Читать онлайн «От Спинозы до Маркса»

Автор Анатолий Луначарский

Анатолий Васильевич Луначарский

От Спинозы до Маркса

От Спинозы до Маркса

Очерки по истории философии как миросозерцания

Предисловие

Люди делятся и, вероятно, еще долго будут делиться на два типа: тип по преимуществу рационалистический и тип по преимуществу эмоциональный. Нельзя представить себе ничего бесплоднее споров о преимуществе того или другого типа, так как здесь вряд ли возможна объективная точка зрения. Развитой, высоко сознательный рационалист стремится внести порядок в свое миросозерцание, в свой идейный мир и чрезвычайно мало заботится о том, какие мотивы чувственного, волевого характера толкают его на тот или другой социальный, «альтруистический» поступок.
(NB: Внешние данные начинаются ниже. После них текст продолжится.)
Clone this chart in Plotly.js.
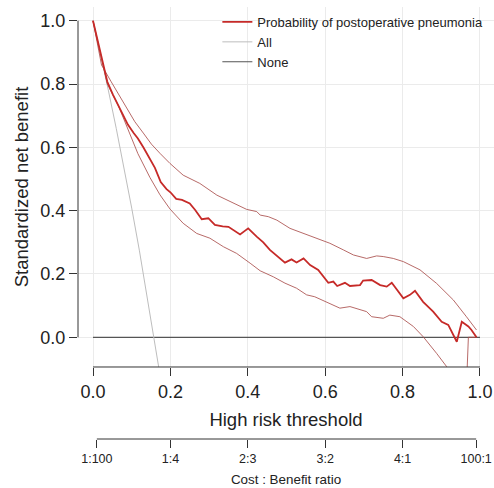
<!DOCTYPE html>
<html><head><meta charset="utf-8">
<script src="https://cdn.plot.ly/plotly-3.0.1.min.js"></script>
<style>html,body{margin:0;padding:0;background:#fff}#chart{width:494px;height:488px}</style>
</head><body><div id="chart"></div>
<script>
// High risk threshold / standardized net benefit
var modelT = [0,0.037,0.052,0.073,0.090,0.105,0.116,0.130,0.145,0.160,0.175,0.190,0.200,0.215,0.230,0.250,0.264,0.281,0.298,0.315,0.335,0.350,0.380,0.401,0.423,0.440,0.457,0.470,0.496,0.513,0.526,0.544,0.561,0.582,0.608,0.621,0.631,0.651,0.664,0.690,0.698,0.720,0.742,0.759,0.772,0.802,0.819,0.832,0.853,0.879,0.901,0.918,0.940,0.953,0.970,0.978,0.991];
var modelNB = [1.000,0.807,0.765,0.712,0.672,0.645,0.628,0.600,0.568,0.535,0.490,0.468,0.458,0.437,0.434,0.423,0.402,0.373,0.376,0.355,0.350,0.349,0.325,0.344,0.318,0.300,0.276,0.262,0.236,0.246,0.236,0.249,0.228,0.213,0.172,0.176,0.162,0.172,0.162,0.165,0.179,0.181,0.165,0.160,0.172,0.123,0.134,0.147,0.112,0.081,0.049,0.039,-0.014,0.049,0.034,0.023,0.000];

var upperT = [0,0.022,0.047,0.073,0.108,0.130,0.151,0.173,0.199,0.233,0.276,0.320,0.363,0.397,0.423,0.432,0.453,0.475,0.509,0.544,0.582,0.612,0.647,0.673,0.707,0.733,0.750,0.776,0.802,0.845,0.888,0.931,0.965,0.991];
var upperNB = [1.000,0.860,0.807,0.755,0.681,0.645,0.610,0.581,0.549,0.512,0.486,0.449,0.423,0.404,0.397,0.386,0.381,0.370,0.344,0.328,0.313,0.297,0.276,0.260,0.249,0.257,0.255,0.249,0.239,0.213,0.170,0.118,0.065,0.023];

var lowerT = [0,0.037,0.065,0.090,0.116,0.147,0.173,0.199,0.233,0.268,0.302,0.337,0.371,0.406,0.432,0.466,0.496,0.526,0.552,0.573,0.604,0.638,0.664,0.690,0.707,0.720,0.750,0.767,0.793,0.828,0.853,0.888,0.914,0.940,0.955,0.962,0.970,0.991];
var lowerNB = [1.000,0.800,0.733,0.655,0.580,0.505,0.450,0.405,0.360,0.328,0.313,0.286,0.265,0.234,0.210,0.191,0.171,0.155,0.134,0.128,0.112,0.092,0.097,0.086,0.081,0.065,0.060,0.070,0.065,0.034,0.002,-0.051,-0.093,-0.160,-0.250,-0.250,0.000,0.000];

var allT = [0,0.02,0.04,0.06,0.08,0.10,0.12,0.14,0.16,0.18];
var allNB = [1.000,0.891,0.778,0.660,0.536,0.408,0.273,0.132,-0.015,-0.170];

var noneT = [0,1];
var noneNB = [0,0];

var xTicks = [0,0.2,0.4,0.6,0.8,1.0];
var xTickText = ['0.0','0.2','0.4','0.6','0.8','1.0'];
var yTicks = [0,0.2,0.4,0.6,0.8,1.0];
var yTickText = ['0.0','0.2','0.4','0.6','0.8','1.0'];
var costTicks = [1/101,0.2,0.4,0.6,0.8,100/101];
var costTickText = ['1:100','1:4','2:3','3:2','4:1','100:1'];

var ciColor = 'rgba(170,80,78,0.85)';
var traces = [
  {x:noneT, y:noneNB, mode:'lines', name:'None', line:{color:'#555555', width:1.2}, legendrank:3},
  {x:allT, y:allNB, mode:'lines', name:'All', line:{color:'#bdbdbd', width:1}, legendrank:2},
  {x:lowerT, y:lowerNB, mode:'lines', showlegend:false, line:{color:ciColor, width:1}},
  {x:upperT, y:upperNB, mode:'lines', showlegend:false, line:{color:ciColor, width:1}},
  {x:modelT, y:modelNB, mode:'lines', name:'Probability of postoperative pneumonia', line:{color:'#c62a28', width:1.8}, legendrank:1},
  {x:[], y:[], xaxis:'x2', yaxis:'y2', mode:'lines', showlegend:false, hoverinfo:'skip'}
];

var fam = 'Liberation Sans, Arial, Helvetica, sans-serif';
var layout = {
  width:494, height:488,
  margin:{l:78, r:0, t:7, b:49},
  paper_bgcolor:'#ffffff', plot_bgcolor:'#ffffff',
  font:{family:fam, color:'#222222'},
  showlegend:true,
  legend:{x:0.335, y:1, xanchor:'left', yanchor:'top', bgcolor:'rgba(0,0,0,0)', font:{size:13, color:'#222'}, itemwidth:30, tracegroupgap:0},
  xaxis:{anchor:'y', range:[-0.0388,1.0362], tickmode:'array', tickvals:xTicks, ticktext:xTickText,
    ticks:'outside', ticklen:8, tickcolor:'#333', tickwidth:1, showline:false, showgrid:true, gridcolor:'#ebebeb', gridwidth:1, zeroline:false,
    tickfont:{size:18}, title:{text:'High risk threshold', font:{size:18.5}, standoff:12}},
  yaxis:{domain:[0.1667,1], range:[-0.0938,1.0432], tickmode:'array', tickvals:yTicks, ticktext:yTickText,
    ticks:'outside', ticklen:8, tickcolor:'#333', tickwidth:1, showline:false, showgrid:true, gridcolor:'#ebebeb', gridwidth:1, zeroline:false,
    tickfont:{size:18}, title:{text:'Standardized net benefit', font:{size:18.5}, standoff:6}},
  xaxis2:{anchor:'y2', range:[-0.0388,1.0362], tickmode:'array', tickvals:costTicks, ticktext:costTickText,
    ticks:'outside', ticklen:8, tickcolor:'#333', tickwidth:1, showline:false, showgrid:false, zeroline:false,
    tickfont:{size:12.5}, title:{text:'Cost : Benefit ratio', font:{size:13.4}, standoff:9}},
  yaxis2:{domain:[0,0.002], range:[0,1], visible:false, fixedrange:true},
  shapes:[
    {type:'line', xref:'x domain', yref:'y', x0:0, x1:0, y0:0, y1:1, line:{color:'#333', width:1}},
    {type:'line', xref:'x', yref:'y domain', x0:0, x1:1, y0:0, y1:0, line:{color:'#333', width:1}},
    {type:'line', xref:'x2', yref:'y2 domain', x0:costTicks[0], x1:costTicks[5], y0:0, y1:0, line:{color:'#333', width:1}}
  ]
};
Plotly.newPlot('chart', traces, layout, {displayModeBar:false, staticPlot:true});
</script></body></html>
Мы ни на минуту не отрицаем за рационалистом возможности даже истинно героического поведения, но редко можно без улыбки относиться к попыткам людей этого типа построить свою этику. Со своеобразно трогательным отвращением ко всякой помпе и «фразам» рационалист придумывает что-нибудь вроде курьезнейшей теории «эгоизма» нашего Чернышевского и старается уложить свое пламенное сердце в перенумерованные ящички деловой конторки какого-нибудь Бентама; чаще же рационалист просто сердится, когда с ним заговаривают о чувствах: это для него праздная эстетика, фразистика, сентиментальничанье; это, наконец, отвратительная рефлексия, совершенно ненужная здоровому человеку. Рационалист переходит в наступление; он заявляет, что человека толкает необходимость, что рассуждения о чувстве показывают его слабость, что восторги перед идеалом, стремления «взвинтить» чувства священными словами и тирадами о «всем высоком, о всем прекрасном» свидетельствуют лишь о внутренней неуверенности в своих чувствах столь заботливого о них субъекта: «Друг мой, Аркадий, не говори красиво!» насмешливо восклицает рационалист.

Для типа эмоционального все это представляется своеобразным «идиотизмом», своеобразной анестезией одной стороны духовной жизни.

Для развитого и сознательного эмоционалиста (да простится мне этот термин) непонятно, во-первых, как можно, стремясь пролить свет сознания на все части мира, останавливаться внезапно перед задачей постичь игру человеческих чувств и импульсов и заявлять, что проникновение того же света в эту область есть ненужная и чуть ли не презренная рефлексия? Между тем уже простое признание необходимости осознать эту игру чувств и импульсов приводит нас к колоссальной задаче, всестороннего выяснения места и роли идеала в жизни. Рационалист невольно избегает прямой постановки этого вопроса или разрешает его уклончиво, если у него нет решимости разрешить его просто отрицательно, потому что он чувствует, что с высоты этого вопроса весь рационально осознанный им внешний мир предстанет ему в новом освещении, что многое, казавшееся прочным, начнет колебаться, казавшееся ясным — подергиваться туманом. Но эмоционалист не может понять, во-вторых, как возможно считать прочной постройку объективного миросозерцания, если она не опирается на более или менее законченную мирооценку, возведение каковой возможно лишь на фундаменте глубокого исследования непосредственного, прямо во внутреннем опыте данного, чувственно-волевого порядка явлений. Если мы хотим иметь законченное человеческое миросозерцание, то человек, как существо оценивающее, должен сказать здесь свое слово. И что же делать, если при этом вряд ли можно придерживаться однотонной, научно-серой или нарочито деловой терминологии.